The more unusual commercial mainstays come in the form of “strategic partnerships on specific verticals”. Konbini will create a complete branded platform, be it a website, Snapchat channel or Facebook Bot, and all the content for it. Coca-Cola, Netflix, Orange and Airbnb are among the clients to have dabbled in partnerships of this ilk.
For Airbnb, for example, it developed a website called ‘Secret Doors’ that allowed the user to discover cities based on recommendations from influencers Konbini knew were already liked by its audience. Airbnb reached 2.4 million people, beating the 1.8 million goal and achieved 110,000 page views, almost double the number it had set out to achieve.
“This is a high priority area,” said Chrisment. “We have a lot of ask on it.”
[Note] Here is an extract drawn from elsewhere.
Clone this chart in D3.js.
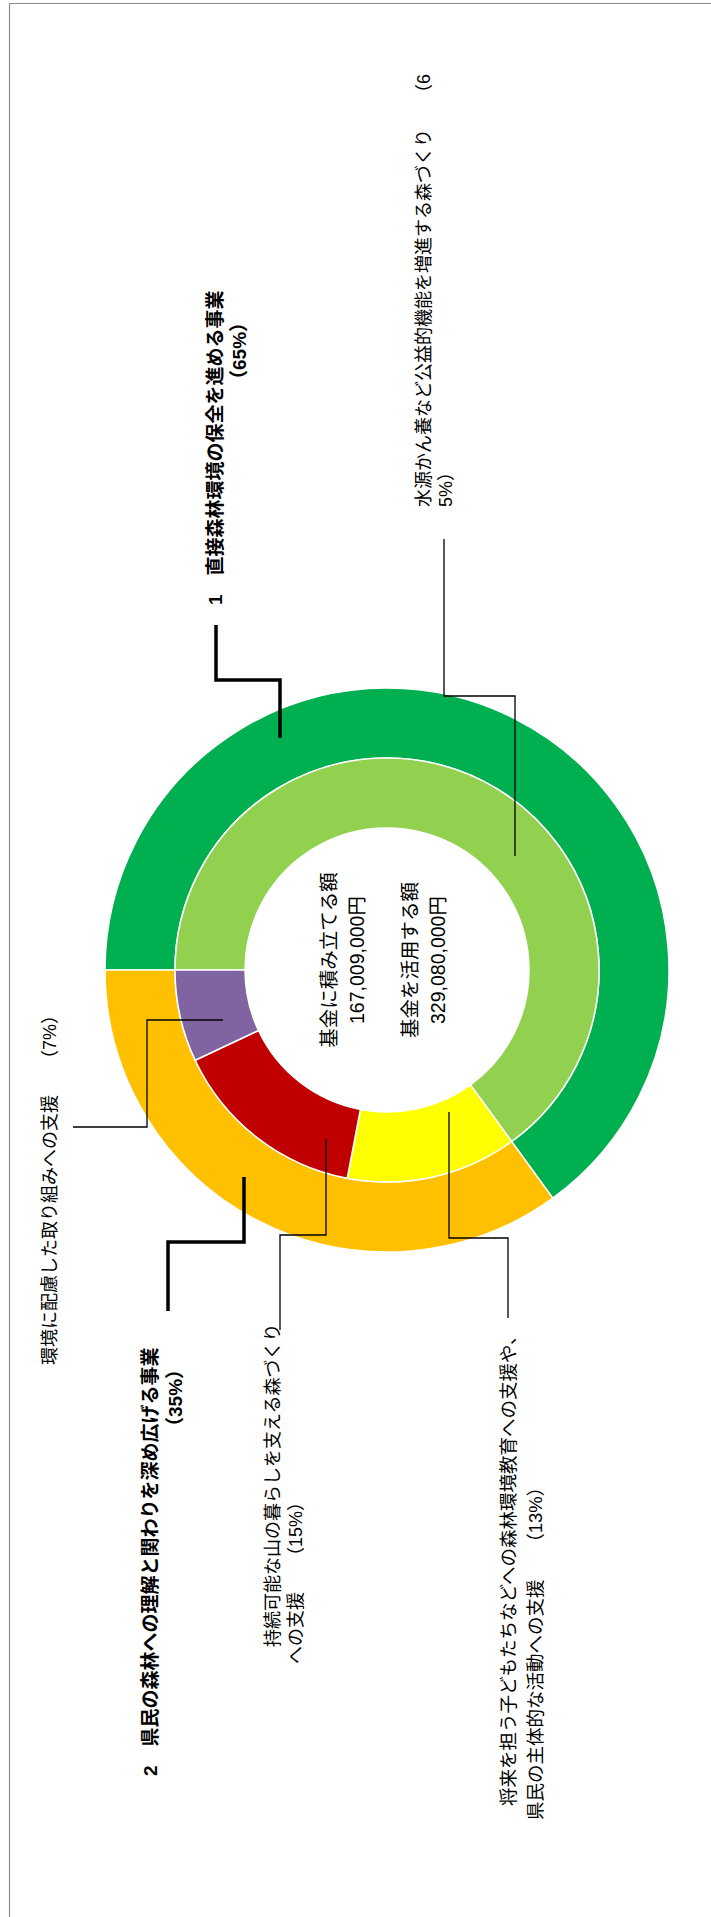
<!DOCTYPE html>
<html>
<head>
<meta charset="utf-8">
<script src="https://cdn.jsdelivr.net/npm/d3@7"></script>
<style>
  body { margin: 0; background: #fff; }
  svg { display: block; }
</style>
</head>
<body>
<div id="chart"></div>
<script>
// outer ring - the two main programmes
const outerNames = ["1　直接森林環境の保全を進める事業", "2　県民の森林への理解と関わりを深め広げる事業"];
const outerShares = [65, 35];
const outerColors = ["#00B050", "#FFC000"];

// inner ring - the individual items
const innerNames = [
  "水源かん養など公益的機能を増進する森づくり",
  "将来を担う子どもたちなどへの森林環境教育への支援や、県民の主体的な活動への支援",
  "持続可能な山の暮らしを支える森づくりへの支援",
  "環境に配慮した取り組みへの支援"
];
const innerShares = [65, 13, 15, 7];
const innerColors = ["#92D050", "#FFFF00", "#C00000", "#8064A2"];

// text in the hole
const centerLabels = ["基金に積み立てる額", "基金を活用する額"];
const centerAmounts = ["167,009,000円", "329,080,000円"];

const pageW = 711, pageH = 1917;
// chart is drawn landscape then turned a quarter turn (like the scanned page)
const cx = 947, cy = 387;
const rHole = 142, rMid = 212, rOuter = 282;
const font = "'Liberation Sans', 'Noto Sans CJK JP', sans-serif";

// label placement, in the landscape frame (before rotating)
const outerLayout = [
  { lines: [[1312, 222], [1528, 246]], leader: [[1292, 216], [1237, 216], [1237, 280], [1179, 280]] },
  { lines: [[141, 157], [481, 182]], leader: [[606, 168], [675, 168], [675, 244], [740, 244]] }
];
const innerLayout = [
  { split: 25, size: 18, lines: [[1410, 430], [1410, 452]], leader: [[1378, 444], [1221, 444], [1221, 515], [1061, 515]] },
  { split: 26, size: 18.5, lines: [[111, 515], [97, 542]], leader: [[599, 508], [679, 508], [679, 449], [805, 449]] },
  { split: 18, size: 18, lines: [[270, 279], [253, 302]], leader: [[587, 280], [682, 280], [682, 326], [778, 326]] },
  { split: 0, size: 18, lines: [[552, 56]], leader: [[790, 73], [790, 147], [897, 147], [897, 223]] }
];

const svg = d3.select("#chart").append("svg")
  .attr("width", pageW)
  .attr("height", pageH);

// page frame
svg.append("path")
  .attr("d", `M9.5,${pageH} V3.5 H${pageW}`)
  .attr("fill", "none")
  .attr("stroke", "#8c8c8c")
  .attr("stroke-width", 1.2);

const g = svg.append("g")
  .attr("transform", `translate(0,${pageH}) rotate(-90)`);

const pie = d3.pie().sort(null).value(d => d);
const outerArc = d3.arc().innerRadius(rMid).outerRadius(rOuter);
const innerArc = d3.arc().innerRadius(rHole).outerRadius(rMid);

const donut = g.append("g").attr("transform", `translate(${cx},${cy})`);

donut.selectAll("path.outer")
  .data(pie(outerShares))
  .join("path")
  .attr("class", "outer")
  .attr("d", outerArc)
  .attr("fill", (d, i) => outerColors[i])
  .attr("stroke", "#fff")
  .attr("stroke-width", 1.5);

donut.selectAll("path.inner")
  .data(pie(innerShares))
  .join("path")
  .attr("class", "inner")
  .attr("d", innerArc)
  .attr("fill", (d, i) => innerColors[i])
  .attr("stroke", "#fff")
  .attr("stroke-width", 1.5);

// centre text
const centerRows = [
  [centerLabels[0], 336], [centerAmounts[0], 364],
  [centerLabels[1], 417], [centerAmounts[1], 445]
];
g.selectAll("text.center")
  .data(centerRows)
  .join("text")
  .attr("class", "center")
  .attr("x", cx + 10)
  .attr("y", d => d[1])
  .attr("text-anchor", "middle")
  .attr("font-family", font)
  .attr("font-size", 19.5)
  .attr("fill", "#000")
  .text(d => d[0]);

const line = d3.line();

// outer (bold) labels
outerNames.forEach((name, i) => {
  const lay = outerLayout[i];
  const texts = [name, `（${outerShares[i]}%）`];
  texts.forEach((t, j) => {
    g.append("text")
      .attr("x", lay.lines[j][0])
      .attr("y", lay.lines[j][1])
      .attr("font-family", font)
      .attr("font-weight", "bold")
      .attr("font-size", 19)
      .attr("fill", "#000")
      .text(t);
  });
  g.append("path")
    .attr("d", line(lay.leader))
    .attr("fill", "none")
    .attr("stroke", "#000")
    .attr("stroke-width", 3.5);
});

// inner labels, wrapped where the original text box wrapped
innerNames.forEach((name, i) => {
  const lay = innerLayout[i];
  const full = `${name}　　（${innerShares[i]}%）`;
  const texts = lay.split ? [full.slice(0, lay.split), full.slice(lay.split)] : [full];
  texts.forEach((t, j) => {
    g.append("text")
      .attr("x", lay.lines[j][0])
      .attr("y", lay.lines[j][1])
      .attr("font-family", font)
      .attr("font-size", lay.size)
      .attr("fill", "#000")
      .text(t);
  });
  g.append("path")
    .attr("d", line(lay.leader))
    .attr("fill", "none")
    .attr("stroke", "#000")
    .attr("stroke-width", 1.3);
});
</script>
</body>
</html>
The final strand ripe for development is its full-service offering. Konbini is, Chrisment said, increasingly being asked to take on the role of a traditional advertising agency but right now is incredibly selective about the clients it can manage. Currently, the only one on its books is Orange France which hired the publisher to develop the branding and communications strategy underpinning it for a new service it was launching called Dedicated Us.
“We need to shift the way [advertisers] go after people and the way we get them to consider brands. And it has to start with what people are interested in; listening to their passion points and giving them content to engage on it,” Chrisment explained, pointing to the success Nescafe saw in Nigeria as proof that “entering and addressing passion points of the youth, the brand can be reconsidered”.
“This is really the approach and traditional advertising agencies haven’t been doing this," he added. "They’ve been developing campaigns and messages around offers but not areas of conversations for brands to play in. We’re doing this and maybe this is where the tension ends.”
Given how editorial bleeds into commercial content, it has inevitably raised questions of ethics and independence. On this issue, Chrisment said: "People in the news industry and journalism question this; saying you’re doing informational news linked to a brand so are you still independent? Brands are providers of content and stories as well – this matters. There are many examples of brands transforming to media publishers.”
Chrisment pointed to his peers in FMCG marketing, former Mondelez execs Bonin Bough and Dana Anderson, as being at the forefront in pushing the idea that branded content can be as interesting, entertaining and engaging as a film on Netflix or YouTube video. It all boils down to being relevant.
“We’ve offering a radically new approach to brand promotion and really leveraging quality, on trend content that creates relationships with millennials. We’re not doing ‘Five things…’ or ‘Grumpy Cats’ that bring a lot of impressions but have no impact. We’re entering a long-term relationships and having a greater impact on people’s lives.”
On the subject of measurement, Christment is open on the fact that Konbini could be doing more. He wants the publisher to be a “leader” in the way it impacts a client’s commercial objectives and give more back than empty numbers vaguely linked to impressions or reach.
“Current methodologies are not enough,” he said. “We need to demonstrate what goes beyond reach and impressions. We can reach and engage but then we see the long-tail impact which travels much further as they react and share and to demonstrate it further and how it impacts sales and purchase behaviour.”
To do that, it is on the brink of inking a landmark deal with a measurement firm (he declined to reveal which) that will develop a set of KPIs to better measure the performance of promoted content and native advertising.